Spiega l’autrice: “Accanto alle versioni ufficiali del sacro evento, quelle riportate dai Vangeli e a cui sono legate le iconografie più classiche, esistono molte varianti frutto di tradizioni parallele o vicende bizzarre, come quelle raccolte nei testi dei Vangeli apocrifi con le loro allusioni misteriose o esoteriche. Oppure quelle affidate alla libera interpretazione di lettori inconsueti o di artisti che, nel corso dei secoli, forti di un estro creativo straordinario, hanno arricchito di dettagli, toni e aneddoti l’episodio della nascita di Cristo”. Un’abbondanza “dovuta al fatto che l’iconografia di origine medievale fu elaborata sulla base delle descrizioni, molto stringate, riportate nei Vangeli di Luca e Matteo che, data la penuria di particolari, favorirono la fantasia degli interpreti, bravissimi nell’infiorare dati un po’ smilzi rimescolandoli ad altre fonti, a volte pagane, come le leggende, o persino a revisioni del Vecchio Testamento e dei simboli distillati nei testi dei profeti”.

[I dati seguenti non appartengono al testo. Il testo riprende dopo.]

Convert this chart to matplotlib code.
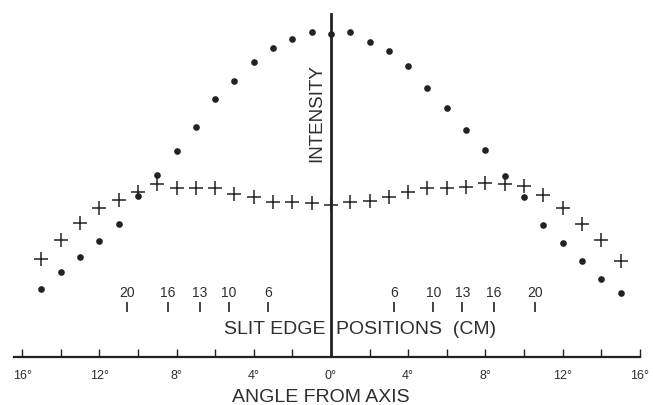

Aurelio e Giovan Pietro Luini, figli di Bernardino, il maestro leonardesco di cui ereditarono i cantieri in Lombardia, firmarono a quattro mani una Adorazione dei Magi nella chiesa claustrale di San Maurizio a Milano. “Correva il 1565 – scrive la Gatti – quando costruirono una sfilata sontuosa che, alla delicatezza della Vergine e del Bambino, nei loro lineamenti minuti ed eterei, contrappose un fluire di ori e stranezze esotiche, degne di un corteo circense. Cammelli e animali selvatici animano lo sfondo e i paramenti militari delle figure armate di scimitarre. In primo piano, un nano con la tigre al guinzaglio occhieggia verso lo spettatore e recupera un mondo fiabesco e cortese destinato a scomparire con la severa riforma borromaica. Restando in San Maurizio, l’Adorazione dei Magi del 1578 del cremonese Antonio Campi (1524-1587) aderisce al dettato di Carlo Borromeo e a un’idea di arte sacra ripulita di orpelli e fantasie, per riportare l’attenzione sui puri valori devozionali e il coinvolgimento profondo dei fedeli”.